*** Dataset records ***

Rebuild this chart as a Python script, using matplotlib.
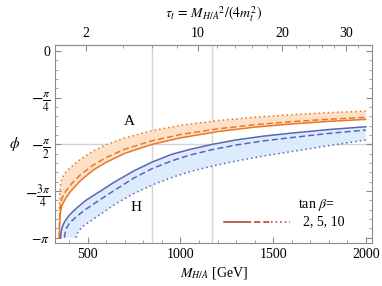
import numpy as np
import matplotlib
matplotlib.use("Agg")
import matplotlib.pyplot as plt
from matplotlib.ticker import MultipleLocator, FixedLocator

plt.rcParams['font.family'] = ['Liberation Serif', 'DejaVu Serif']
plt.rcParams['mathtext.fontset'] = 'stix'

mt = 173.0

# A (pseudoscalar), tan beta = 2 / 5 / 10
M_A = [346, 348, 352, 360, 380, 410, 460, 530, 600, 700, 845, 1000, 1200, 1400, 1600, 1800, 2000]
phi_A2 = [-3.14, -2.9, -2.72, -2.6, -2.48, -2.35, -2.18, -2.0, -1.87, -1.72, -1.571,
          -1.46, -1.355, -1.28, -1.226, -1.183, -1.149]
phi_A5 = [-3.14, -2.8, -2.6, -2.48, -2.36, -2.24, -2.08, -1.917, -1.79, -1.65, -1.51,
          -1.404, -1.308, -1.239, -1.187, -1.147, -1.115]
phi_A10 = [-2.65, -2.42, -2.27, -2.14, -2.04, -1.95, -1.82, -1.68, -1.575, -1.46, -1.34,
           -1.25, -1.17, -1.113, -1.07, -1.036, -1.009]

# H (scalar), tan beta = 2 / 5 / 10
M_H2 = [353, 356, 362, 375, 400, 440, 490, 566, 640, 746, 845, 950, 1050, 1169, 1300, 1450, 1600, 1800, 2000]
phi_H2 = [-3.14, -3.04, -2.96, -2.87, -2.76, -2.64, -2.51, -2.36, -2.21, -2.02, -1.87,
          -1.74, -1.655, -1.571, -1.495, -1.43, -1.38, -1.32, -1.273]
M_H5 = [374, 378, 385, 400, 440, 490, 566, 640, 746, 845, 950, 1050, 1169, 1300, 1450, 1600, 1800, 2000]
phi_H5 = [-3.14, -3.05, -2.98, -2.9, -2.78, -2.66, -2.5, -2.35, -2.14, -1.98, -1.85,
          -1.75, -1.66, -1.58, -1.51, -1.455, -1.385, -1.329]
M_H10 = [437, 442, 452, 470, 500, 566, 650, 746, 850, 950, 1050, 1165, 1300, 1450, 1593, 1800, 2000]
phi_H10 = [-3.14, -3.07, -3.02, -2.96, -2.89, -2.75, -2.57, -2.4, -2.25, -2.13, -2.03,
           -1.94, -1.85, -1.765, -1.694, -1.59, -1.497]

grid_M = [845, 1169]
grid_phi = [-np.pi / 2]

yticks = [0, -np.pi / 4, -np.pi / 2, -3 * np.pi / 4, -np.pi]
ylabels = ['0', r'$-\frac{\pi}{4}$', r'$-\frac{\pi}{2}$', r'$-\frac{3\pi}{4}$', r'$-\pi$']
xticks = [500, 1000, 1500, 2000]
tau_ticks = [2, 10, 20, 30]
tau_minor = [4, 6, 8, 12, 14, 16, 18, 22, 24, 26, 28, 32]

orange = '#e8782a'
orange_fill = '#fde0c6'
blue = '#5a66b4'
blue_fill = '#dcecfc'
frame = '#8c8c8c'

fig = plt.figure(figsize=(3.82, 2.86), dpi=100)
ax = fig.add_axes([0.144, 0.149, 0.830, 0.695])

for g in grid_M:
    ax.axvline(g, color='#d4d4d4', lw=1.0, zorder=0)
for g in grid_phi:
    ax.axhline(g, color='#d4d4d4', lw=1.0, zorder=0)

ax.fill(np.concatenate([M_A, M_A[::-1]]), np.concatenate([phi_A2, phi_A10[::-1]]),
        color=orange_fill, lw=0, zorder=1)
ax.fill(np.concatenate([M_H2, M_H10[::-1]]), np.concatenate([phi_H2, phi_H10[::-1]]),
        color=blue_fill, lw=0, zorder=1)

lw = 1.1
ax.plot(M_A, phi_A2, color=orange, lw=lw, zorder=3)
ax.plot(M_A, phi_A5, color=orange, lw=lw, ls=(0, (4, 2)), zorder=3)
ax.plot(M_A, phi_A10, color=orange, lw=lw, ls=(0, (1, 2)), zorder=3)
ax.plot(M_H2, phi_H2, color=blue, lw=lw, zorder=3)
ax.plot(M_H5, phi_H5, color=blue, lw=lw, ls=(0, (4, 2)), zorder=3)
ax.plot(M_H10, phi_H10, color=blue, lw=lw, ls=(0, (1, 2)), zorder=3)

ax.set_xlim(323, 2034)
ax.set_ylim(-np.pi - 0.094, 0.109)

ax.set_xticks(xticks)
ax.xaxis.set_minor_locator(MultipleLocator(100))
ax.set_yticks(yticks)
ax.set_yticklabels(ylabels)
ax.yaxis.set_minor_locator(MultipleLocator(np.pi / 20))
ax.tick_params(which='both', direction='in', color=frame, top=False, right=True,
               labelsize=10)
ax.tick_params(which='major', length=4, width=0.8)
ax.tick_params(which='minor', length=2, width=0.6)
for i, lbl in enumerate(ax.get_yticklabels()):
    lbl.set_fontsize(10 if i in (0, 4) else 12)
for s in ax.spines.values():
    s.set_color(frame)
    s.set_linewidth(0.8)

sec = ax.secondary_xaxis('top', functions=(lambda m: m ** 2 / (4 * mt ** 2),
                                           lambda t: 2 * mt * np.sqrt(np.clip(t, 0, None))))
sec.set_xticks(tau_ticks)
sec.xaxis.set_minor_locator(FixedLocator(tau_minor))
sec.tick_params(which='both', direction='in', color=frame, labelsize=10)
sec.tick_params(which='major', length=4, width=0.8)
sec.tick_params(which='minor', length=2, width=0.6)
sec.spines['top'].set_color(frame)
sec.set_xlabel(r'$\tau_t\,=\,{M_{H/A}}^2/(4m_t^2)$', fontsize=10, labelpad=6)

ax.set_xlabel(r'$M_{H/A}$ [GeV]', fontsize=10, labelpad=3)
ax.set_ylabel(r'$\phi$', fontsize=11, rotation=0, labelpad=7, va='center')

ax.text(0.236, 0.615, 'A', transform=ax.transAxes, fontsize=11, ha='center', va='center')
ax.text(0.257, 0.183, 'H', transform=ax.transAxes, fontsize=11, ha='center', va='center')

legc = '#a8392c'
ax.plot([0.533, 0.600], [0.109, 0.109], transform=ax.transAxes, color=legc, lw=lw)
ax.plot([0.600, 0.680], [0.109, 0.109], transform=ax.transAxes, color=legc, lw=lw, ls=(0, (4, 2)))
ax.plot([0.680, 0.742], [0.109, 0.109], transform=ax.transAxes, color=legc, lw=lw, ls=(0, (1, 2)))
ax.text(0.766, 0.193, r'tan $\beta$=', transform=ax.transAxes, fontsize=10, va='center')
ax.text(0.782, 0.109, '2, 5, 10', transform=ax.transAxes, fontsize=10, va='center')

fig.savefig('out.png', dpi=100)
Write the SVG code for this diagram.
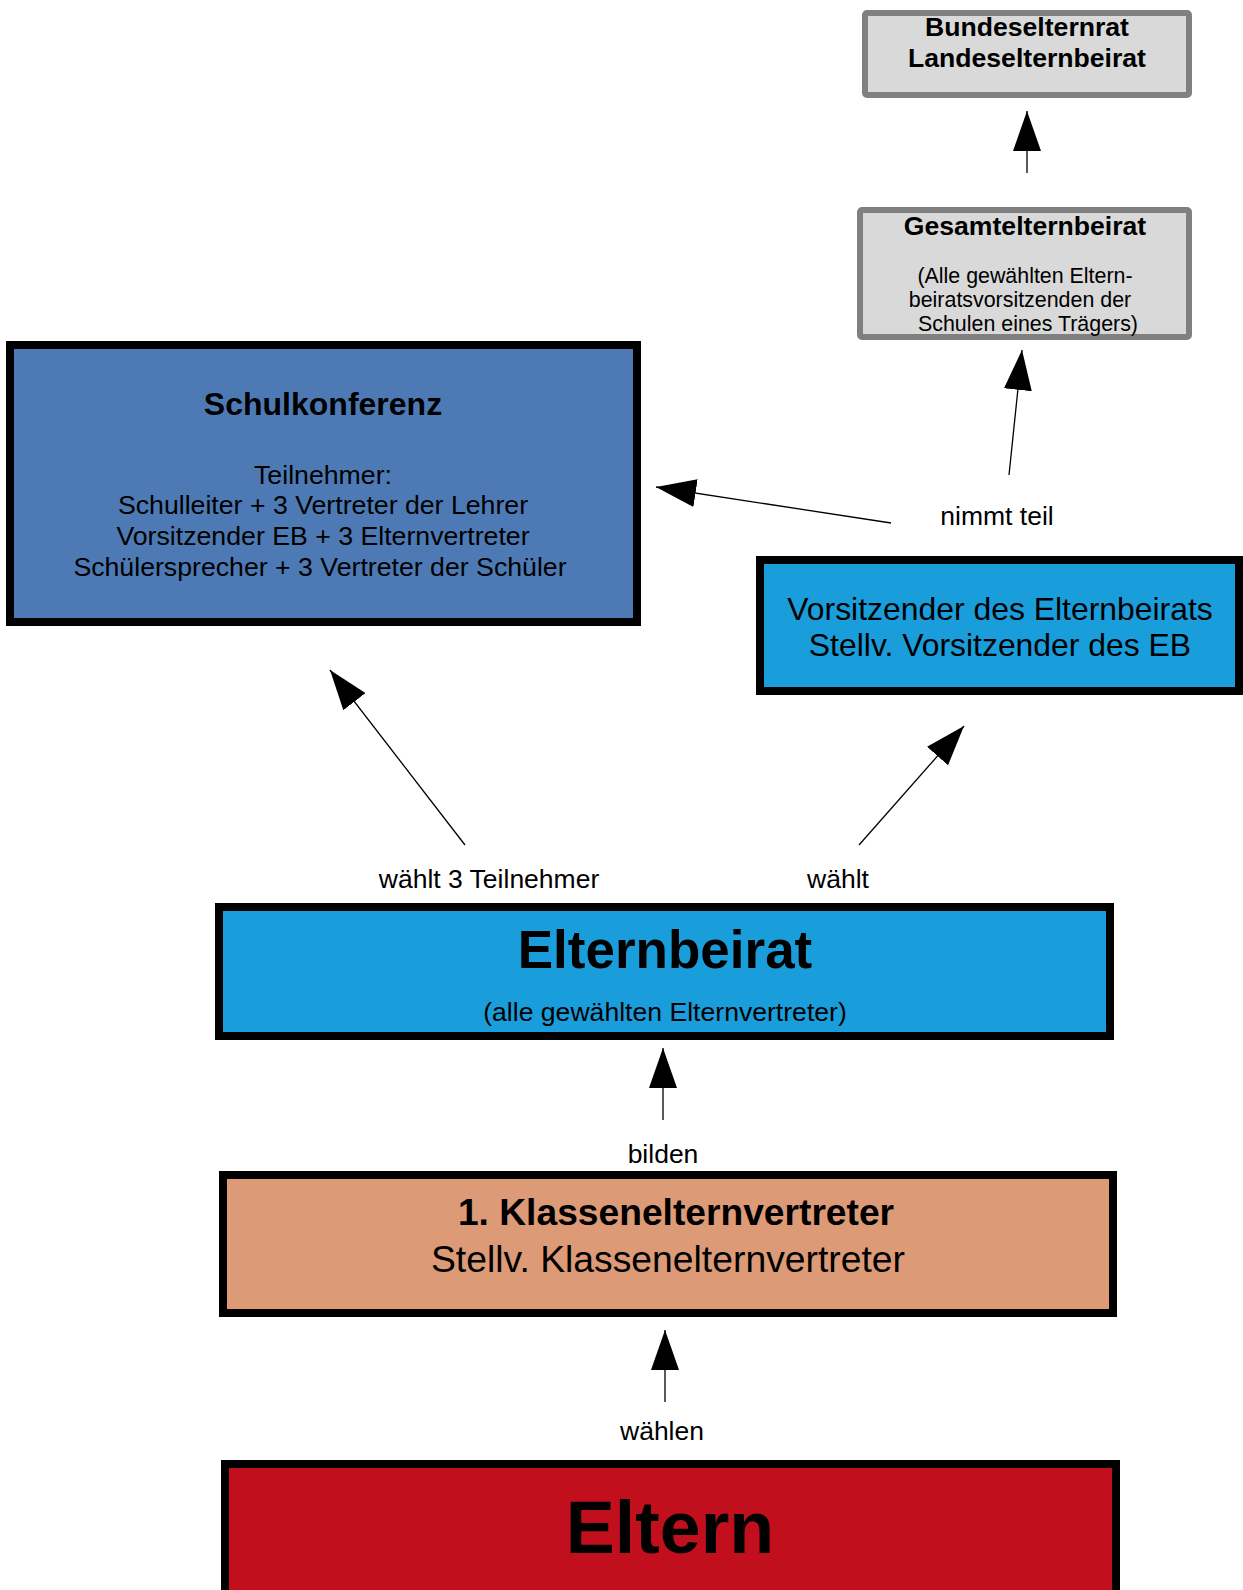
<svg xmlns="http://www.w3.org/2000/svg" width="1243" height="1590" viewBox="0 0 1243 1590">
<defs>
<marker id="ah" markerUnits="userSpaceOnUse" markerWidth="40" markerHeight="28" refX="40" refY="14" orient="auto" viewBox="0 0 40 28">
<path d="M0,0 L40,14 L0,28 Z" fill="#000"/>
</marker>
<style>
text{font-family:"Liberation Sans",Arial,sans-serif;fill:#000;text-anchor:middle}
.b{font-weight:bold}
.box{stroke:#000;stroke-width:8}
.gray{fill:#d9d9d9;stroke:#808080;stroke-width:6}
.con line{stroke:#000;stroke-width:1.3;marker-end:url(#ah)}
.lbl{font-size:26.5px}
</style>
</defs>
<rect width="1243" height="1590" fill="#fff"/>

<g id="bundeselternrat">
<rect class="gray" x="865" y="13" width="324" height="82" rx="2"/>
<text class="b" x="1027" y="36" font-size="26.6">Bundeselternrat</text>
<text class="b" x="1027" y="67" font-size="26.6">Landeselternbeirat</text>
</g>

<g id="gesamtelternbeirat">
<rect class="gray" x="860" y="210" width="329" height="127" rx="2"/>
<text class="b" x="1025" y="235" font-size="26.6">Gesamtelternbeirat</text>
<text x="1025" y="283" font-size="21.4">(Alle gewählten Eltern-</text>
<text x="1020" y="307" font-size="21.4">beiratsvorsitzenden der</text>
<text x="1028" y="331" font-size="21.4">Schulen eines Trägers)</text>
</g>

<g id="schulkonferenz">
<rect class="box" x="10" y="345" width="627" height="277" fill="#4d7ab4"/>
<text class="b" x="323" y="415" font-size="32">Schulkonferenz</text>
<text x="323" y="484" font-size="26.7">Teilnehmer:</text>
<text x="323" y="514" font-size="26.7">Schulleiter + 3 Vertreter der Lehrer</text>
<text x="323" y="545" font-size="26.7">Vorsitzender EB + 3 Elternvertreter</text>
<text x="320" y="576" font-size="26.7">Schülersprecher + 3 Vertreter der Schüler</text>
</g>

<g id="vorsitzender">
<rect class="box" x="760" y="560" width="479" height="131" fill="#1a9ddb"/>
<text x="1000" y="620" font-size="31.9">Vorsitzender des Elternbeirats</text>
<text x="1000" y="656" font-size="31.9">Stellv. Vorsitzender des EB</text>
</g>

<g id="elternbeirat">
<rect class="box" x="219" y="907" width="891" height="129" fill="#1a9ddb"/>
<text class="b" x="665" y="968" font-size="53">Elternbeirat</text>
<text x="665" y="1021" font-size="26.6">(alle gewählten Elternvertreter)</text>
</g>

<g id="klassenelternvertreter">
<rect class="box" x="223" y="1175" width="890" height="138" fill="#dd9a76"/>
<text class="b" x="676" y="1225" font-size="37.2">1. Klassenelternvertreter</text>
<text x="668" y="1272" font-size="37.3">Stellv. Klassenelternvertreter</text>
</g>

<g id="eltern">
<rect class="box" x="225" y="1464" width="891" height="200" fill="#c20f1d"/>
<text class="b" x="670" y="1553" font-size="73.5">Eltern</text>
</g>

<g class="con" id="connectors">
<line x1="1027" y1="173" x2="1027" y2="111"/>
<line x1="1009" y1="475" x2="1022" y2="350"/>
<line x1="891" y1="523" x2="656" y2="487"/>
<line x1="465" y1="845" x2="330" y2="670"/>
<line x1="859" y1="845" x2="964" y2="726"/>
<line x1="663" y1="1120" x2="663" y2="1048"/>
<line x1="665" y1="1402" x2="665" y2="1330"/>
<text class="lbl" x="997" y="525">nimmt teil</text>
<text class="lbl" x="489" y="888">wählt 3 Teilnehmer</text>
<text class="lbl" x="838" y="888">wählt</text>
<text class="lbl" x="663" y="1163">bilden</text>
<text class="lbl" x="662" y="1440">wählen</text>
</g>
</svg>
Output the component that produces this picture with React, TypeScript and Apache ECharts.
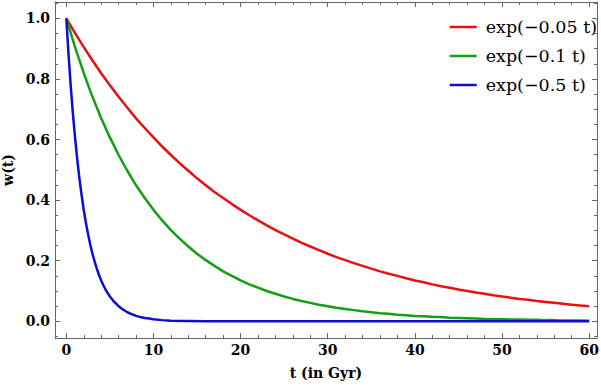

***

**Directions for this task:** Copy exactly the lines running from the beginning of the listing through the line that has "ax = fig.add_axes([0.144, 0.149, 0.830, 0.695])". Drop the pictures.

**Solution to this problem:**
Rebuild this chart as a Python script, using matplotlib.
import numpy as np
import matplotlib
matplotlib.use("Agg")
import matplotlib.pyplot as plt
from matplotlib.ticker import MultipleLocator, FixedLocator

plt.rcParams['font.family'] = ['Liberation Serif', 'DejaVu Serif']
plt.rcParams['mathtext.fontset'] = 'stix'

mt = 173.0

# A (pseudoscalar), tan beta = 2 / 5 / 10
M_A = [346, 348, 352, 360, 380, 410, 460, 530, 600, 700, 845, 1000, 1200, 1400, 1600, 1800, 2000]
phi_A2 = [-3.14, -2.9, -2.72, -2.6, -2.48, -2.35, -2.18, -2.0, -1.87, -1.72, -1.571,
          -1.46, -1.355, -1.28, -1.226, -1.183, -1.149]
phi_A5 = [-3.14, -2.8, -2.6, -2.48, -2.36, -2.24, -2.08, -1.917, -1.79, -1.65, -1.51,
          -1.404, -1.308, -1.239, -1.187, -1.147, -1.115]
phi_A10 = [-2.65, -2.42, -2.27, -2.14, -2.04, -1.95, -1.82, -1.68, -1.575, -1.46, -1.34,
           -1.25, -1.17, -1.113, -1.07, -1.036, -1.009]

# H (scalar), tan beta = 2 / 5 / 10
M_H2 = [353, 356, 362, 375, 400, 440, 490, 566, 640, 746, 845, 950, 1050, 1169, 1300, 1450, 1600, 1800, 2000]
phi_H2 = [-3.14, -3.04, -2.96, -2.87, -2.76, -2.64, -2.51, -2.36, -2.21, -2.02, -1.87,
          -1.74, -1.655, -1.571, -1.495, -1.43, -1.38, -1.32, -1.273]
M_H5 = [374, 378, 385, 400, 440, 490, 566, 640, 746, 845, 950, 1050, 1169, 1300, 1450, 1600, 1800, 2000]
phi_H5 = [-3.14, -3.05, -2.98, -2.9, -2.78, -2.66, -2.5, -2.35, -2.14, -1.98, -1.85,
          -1.75, -1.66, -1.58, -1.51, -1.455, -1.385, -1.329]
M_H10 = [437, 442, 452, 470, 500, 566, 650, 746, 850, 950, 1050, 1165, 1300, 1450, 1593, 1800, 2000]
phi_H10 = [-3.14, -3.07, -3.02, -2.96, -2.89, -2.75, -2.57, -2.4, -2.25, -2.13, -2.03,
           -1.94, -1.85, -1.765, -1.694, -1.59, -1.497]

grid_M = [845, 1169]
grid_phi = [-np.pi / 2]

yticks = [0, -np.pi / 4, -np.pi / 2, -3 * np.pi / 4, -np.pi]
ylabels = ['0', r'$-\frac{\pi}{4}$', r'$-\frac{\pi}{2}$', r'$-\frac{3\pi}{4}$', r'$-\pi$']
xticks = [500, 1000, 1500, 2000]
tau_ticks = [2, 10, 20, 30]
tau_minor = [4, 6, 8, 12, 14, 16, 18, 22, 24, 26, 28, 32]

orange = '#e8782a'
orange_fill = '#fde0c6'
blue = '#5a66b4'
blue_fill = '#dcecfc'
frame = '#8c8c8c'

fig = plt.figure(figsize=(3.82, 2.86), dpi=100)
ax = fig.add_axes([0.144, 0.149, 0.830, 0.695])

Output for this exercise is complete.